Blog

The Real ROI of Automation: What the Numbers Say

Claims about AI ROI are everywhere. Here is what the numbers actually look like when you implement automation in real businesses — with specific examples.

ROI & Results9 min read·March 2026

The AI automation industry is full of headline numbers. 10x productivity. 80% cost reduction. ROI in weeks. Most of these figures come from vendors selling products, not from businesses that have actually implemented automation and tracked results.

This article is different. It covers real scenarios from the industries we work in — dental practices, law firms, accounting firms, estate agents — with specific numbers, honest caveats, and a framework for calculating what automation would actually return for your business.

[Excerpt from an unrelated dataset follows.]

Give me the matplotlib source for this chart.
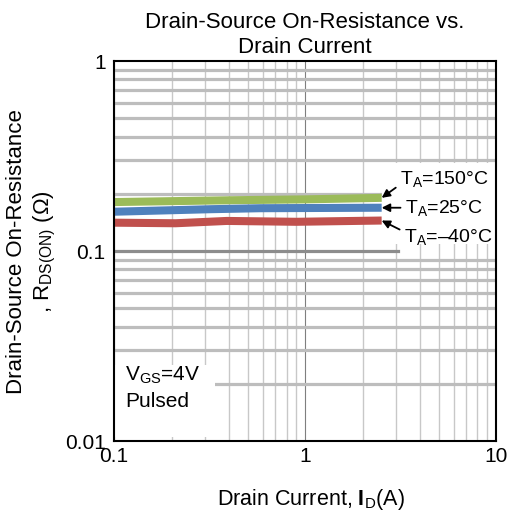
import numpy as np
import matplotlib
matplotlib.use('Agg')
import matplotlib.pyplot as plt
from matplotlib import ticker
from matplotlib.patches import Rectangle

plt.rcParams['font.family']      = ['Liberation Sans', 'DejaVu Sans']
plt.rcParams['mathtext.fontset'] = 'custom'
plt.rcParams['mathtext.rm']      = 'Liberation Sans'
plt.rcParams['mathtext.it']      = 'Liberation Sans:italic'
plt.rcParams['mathtext.bf']      = 'Liberation Sans:bold'

# data
id_150                          = [0.1, 0.4, 1.0, 2.52]
rds_150                         = [0.181, 0.185, 0.187, 0.1905]
id_25                           = [0.1, 0.32, 0.58, 2.52]
rds_25                          = [0.161, 0.166, 0.168, 0.169]
id_m40                          = [0.1, 0.21, 0.39, 0.9, 2.52]
rds_m40                         = [0.141, 0.140, 0.144, 0.1425, 0.1447]

series_labels                   = ['T$_\\mathrm{A}$=150°C', 'T$_\\mathrm{A}$=25°C', 'T$_\\mathrm{A}$=–40°C']
series_colors                   = ['#9bbb59', '#4f81bd', '#c0504d']

x_ticks                         = [0.1, 1, 10]
y_ticks                         = [0.01, 0.1, 1]

fig                             = plt.figure(figsize=(5.07, 5.18), dpi=100)
ax                              = fig.add_axes([0.2249, 0.1486, 0.7534, 0.7336])

ax.set_xscale('log')
ax.set_yscale('log')
ax.set_xlim(x_ticks[0], x_ticks[-1])
ax.set_ylim(y_ticks[0], y_ticks[-1])

ax.xaxis.set_major_locator(ticker.FixedLocator(x_ticks))
ax.yaxis.set_major_locator(ticker.FixedLocator(y_ticks))
ax.xaxis.set_major_formatter(ticker.FuncFormatter(lambda v, p: '%g' % v))
ax.yaxis.set_major_formatter(ticker.FuncFormatter(lambda v, p: '%g' % v))
ax.xaxis.set_minor_locator(ticker.LogLocator(base=10, subs=np.arange(2, 10)))
ax.yaxis.set_minor_locator(ticker.LogLocator(base=10, subs=np.arange(2, 10)))
ax.xaxis.set_minor_formatter(ticker.NullFormatter())
ax.yaxis.set_minor_formatter(ticker.NullFormatter())
ax.tick_params(which='both', length=0, labelsize=15)
ax.tick_params(axis='x', pad=4)
ax.tick_params(axis='y', pad=6)

# grid
ax.set_axisbelow(True)
ax.grid(which='minor', axis='x', color='#c8c8c8', lw=1.0)
ax.grid(which='major', axis='x', color='#7f7f7f', lw=0.8)
ax.grid(which='minor', axis='y', color='#bdbdbd', lw=2.3)
ax.axhline(y_ticks[1], xmax=0.743, color='#8c8c8c', lw=2.3, zorder=0.8)

for s in ax.spines.values():
    s.set_linewidth(1.5)

# white areas behind the labels
ax.add_patch(Rectangle((0.7016, 0.519), 0.30, 0.213, transform=ax.transAxes,
                       facecolor='white', edgecolor='none', zorder=1))
ax.add_patch(Rectangle((0.0, 0.01), 0.264, 0.19, transform=ax.transAxes,
                       facecolor='white', edgecolor='none', zorder=1))

xs                              = [id_150, id_25, id_m40]
ys                              = [rds_150, rds_25, rds_m40]
for i in range(3):
    ax.plot(xs[i], ys[i], color=series_colors[i], lw=5.8, solid_capstyle='butt', zorder=2)

offsets                         = [(18, 19), (23, 0), (22, -16)]
rels                            = [(0.0, 0.2), (0.0, 0.5), (0.0, 0.75)]
for i in range(3):
    ax.annotate(series_labels[i], xy=(xs[i][-1], ys[i][-1]), xytext=offsets[i],
                textcoords='offset pixels', ha='left', va='center', fontsize=14,
                arrowprops=dict(arrowstyle='-|>', color='black', lw=1.3,
                                shrinkA=1, shrinkB=0, relpos=rels[i],
                                mutation_scale=12), zorder=3)

ax.text(0.03, 0.14, 'V$_\\mathrm{GS}$=4V\nPulsed', transform=ax.transAxes,
        ha='left', va='center', fontsize=15, linespacing=1.45, zorder=3)

fig.text(305/507, 1-35/518, 'Drain-Source On-Resistance vs.\nDrain Current',
         ha='center', va='center', fontsize=16, linespacing=1.25)
fig.text(32/507, 1-252/518, 'Drain-Source On-Resistance\n, R$_\\mathrm{DS(ON)}$ ($\\Omega$)',
         ha='center', va='center', rotation=90, fontsize=16, linespacing=1.25,
         multialignment='center')
fig.text(311/507, 1-499/518, 'Drain Current, $\\mathbf{I}_\\mathrm{D}$(A)',
         ha='center', va='center', fontsize=15.5)

fig.savefig('out.png', dpi=100)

How to calculate automation ROI correctly

Most ROI calculations for automation are oversimplified. They count hours saved but ignore implementation time, maintenance, and the cost of exceptions. Here is the framework we use:

Annual ROI Formula

1

Time saved per instance × frequency × hourly cost of person doing the task

2

Error reduction value: cost of errors that automation prevents (rework, client impact, compliance)

3

Revenue recovered: revenue from tasks that were falling through the cracks (follow-ups, no-show recovery)

Total cost: implementation fee + monthly management + occasional maintenance

The total from steps 1–3, minus the total cost, is your annual net return. Divide that by total cost to get your ROI multiple.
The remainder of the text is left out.